-- start of EXTRACTED ENTRIES --
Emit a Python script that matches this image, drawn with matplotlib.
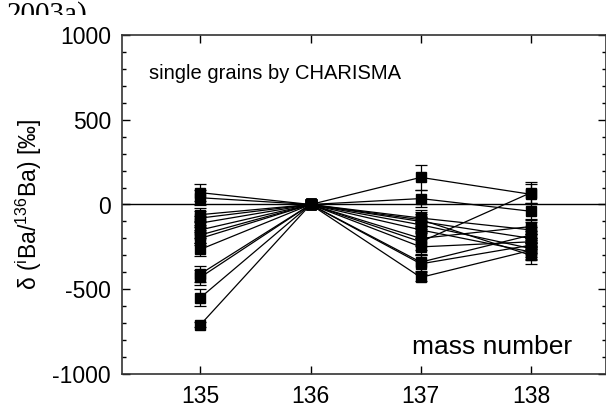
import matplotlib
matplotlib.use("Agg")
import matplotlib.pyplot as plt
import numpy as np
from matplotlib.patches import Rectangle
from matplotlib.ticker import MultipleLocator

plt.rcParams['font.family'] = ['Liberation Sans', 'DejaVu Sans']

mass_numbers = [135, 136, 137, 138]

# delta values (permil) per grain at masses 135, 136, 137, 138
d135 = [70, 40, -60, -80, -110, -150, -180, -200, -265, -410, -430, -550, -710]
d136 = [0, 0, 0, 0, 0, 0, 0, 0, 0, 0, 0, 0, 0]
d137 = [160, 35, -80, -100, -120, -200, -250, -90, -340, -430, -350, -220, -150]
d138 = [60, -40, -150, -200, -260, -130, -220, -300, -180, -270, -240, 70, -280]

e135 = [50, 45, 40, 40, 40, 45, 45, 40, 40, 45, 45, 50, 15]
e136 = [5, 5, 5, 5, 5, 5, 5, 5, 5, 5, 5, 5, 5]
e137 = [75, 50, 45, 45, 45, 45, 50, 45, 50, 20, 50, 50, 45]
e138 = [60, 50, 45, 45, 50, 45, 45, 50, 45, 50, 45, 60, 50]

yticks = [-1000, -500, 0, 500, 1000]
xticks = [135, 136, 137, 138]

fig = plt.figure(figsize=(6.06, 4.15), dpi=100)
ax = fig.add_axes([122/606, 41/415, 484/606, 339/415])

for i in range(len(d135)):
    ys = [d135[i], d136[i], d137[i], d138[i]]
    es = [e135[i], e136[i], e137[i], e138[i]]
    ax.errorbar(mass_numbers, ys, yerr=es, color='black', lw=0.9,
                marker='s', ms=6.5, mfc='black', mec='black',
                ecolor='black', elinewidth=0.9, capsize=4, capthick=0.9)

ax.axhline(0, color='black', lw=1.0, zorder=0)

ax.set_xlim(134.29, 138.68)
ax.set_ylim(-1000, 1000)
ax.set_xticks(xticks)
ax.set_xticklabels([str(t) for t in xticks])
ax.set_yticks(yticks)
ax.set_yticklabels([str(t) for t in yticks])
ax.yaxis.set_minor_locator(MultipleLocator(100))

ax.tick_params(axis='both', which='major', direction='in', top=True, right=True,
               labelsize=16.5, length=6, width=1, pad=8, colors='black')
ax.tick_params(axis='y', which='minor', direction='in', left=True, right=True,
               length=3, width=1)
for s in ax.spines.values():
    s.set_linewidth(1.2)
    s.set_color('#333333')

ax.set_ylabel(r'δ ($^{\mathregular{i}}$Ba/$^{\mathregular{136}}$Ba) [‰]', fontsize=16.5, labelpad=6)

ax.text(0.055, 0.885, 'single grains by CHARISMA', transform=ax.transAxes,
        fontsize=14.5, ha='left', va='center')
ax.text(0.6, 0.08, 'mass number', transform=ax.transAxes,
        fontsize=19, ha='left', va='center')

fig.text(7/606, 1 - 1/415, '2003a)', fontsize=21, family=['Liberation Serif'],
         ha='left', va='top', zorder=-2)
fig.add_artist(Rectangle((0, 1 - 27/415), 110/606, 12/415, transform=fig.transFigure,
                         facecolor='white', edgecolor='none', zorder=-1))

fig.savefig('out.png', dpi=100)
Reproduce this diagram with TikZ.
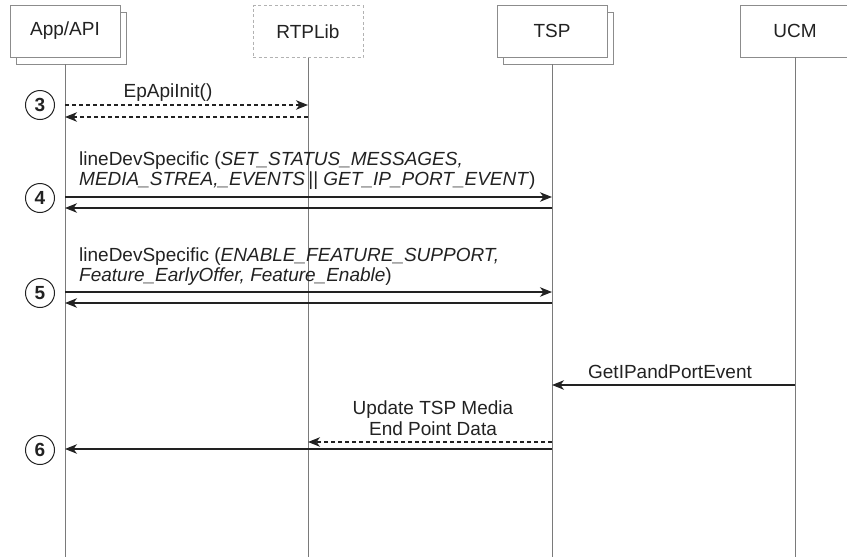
-- end of EXTRACTED ENTRIES --
PROBLEM. Quote everything in the listing above exactly; pictures are the only thing to omit.

SOLUTION.
Emit a Python script that matches this image, drawn with matplotlib.
import matplotlib
matplotlib.use("Agg")
import matplotlib.pyplot as plt
import numpy as np
from matplotlib.patches import Rectangle
from matplotlib.ticker import MultipleLocator

plt.rcParams['font.family'] = ['Liberation Sans', 'DejaVu Sans']

mass_numbers = [135, 136, 137, 138]

# delta values (permil) per grain at masses 135, 136, 137, 138
d135 = [70, 40, -60, -80, -110, -150, -180, -200, -265, -410, -430, -550, -710]
d136 = [0, 0, 0, 0, 0, 0, 0, 0, 0, 0, 0, 0, 0]
d137 = [160, 35, -80, -100, -120, -200, -250, -90, -340, -430, -350, -220, -150]
d138 = [60, -40, -150, -200, -260, -130, -220, -300, -180, -270, -240, 70, -280]

e135 = [50, 45, 40, 40, 40, 45, 45, 40, 40, 45, 45, 50, 15]
e136 = [5, 5, 5, 5, 5, 5, 5, 5, 5, 5, 5, 5, 5]
e137 = [75, 50, 45, 45, 45, 45, 50, 45, 50, 20, 50, 50, 45]
e138 = [60, 50, 45, 45, 50, 45, 45, 50, 45, 50, 45, 60, 50]

yticks = [-1000, -500, 0, 500, 1000]
xticks = [135, 136, 137, 138]

fig = plt.figure(figsize=(6.06, 4.15), dpi=100)
ax = fig.add_axes([122/606, 41/415, 484/606, 339/415])

for i in range(len(d135)):
    ys = [d135[i], d136[i], d137[i], d138[i]]
    es = [e135[i], e136[i], e137[i], e138[i]]
    ax.errorbar(mass_numbers, ys, yerr=es, color='black', lw=0.9,
                marker='s', ms=6.5, mfc='black', mec='black',
                ecolor='black', elinewidth=0.9, capsize=4, capthick=0.9)

ax.axhline(0, color='black', lw=1.0, zorder=0)

ax.set_xlim(134.29, 138.68)
ax.set_ylim(-1000, 1000)
ax.set_xticks(xticks)
ax.set_xticklabels([str(t) for t in xticks])
ax.set_yticks(yticks)
ax.set_yticklabels([str(t) for t in yticks])
ax.yaxis.set_minor_locator(MultipleLocator(100))

ax.tick_params(axis='both', which='major', direction='in', top=True, right=True,
               labelsize=16.5, length=6, width=1, pad=8, colors='black')
ax.tick_params(axis='y', which='minor', direction='in', left=True, right=True,
               length=3, width=1)
for s in ax.spines.values():
    s.set_linewidth(1.2)
    s.set_color('#333333')

ax.set_ylabel(r'δ ($^{\mathregular{i}}$Ba/$^{\mathregular{136}}$Ba) [‰]', fontsize=16.5, labelpad=6)

ax.text(0.055, 0.885, 'single grains by CHARISMA', transform=ax.transAxes,
        fontsize=14.5, ha='left', va='center')
ax.text(0.6, 0.08, 'mass number', transform=ax.transAxes,
        fontsize=19, ha='left', va='center')

fig.text(7/606, 1 - 1/415, '2003a)', fontsize=21, family=['Liberation Serif'],
         ha='left', va='top', zorder=-2)
fig.add_artist(Rectangle((0, 1 - 27/415), 110/606, 12/415, transform=fig.transFigure,
                         facecolor='white', edgecolor='none', zorder=-1))

fig.savefig('out.png', dpi=100)
Reproduce this diagram with TikZ.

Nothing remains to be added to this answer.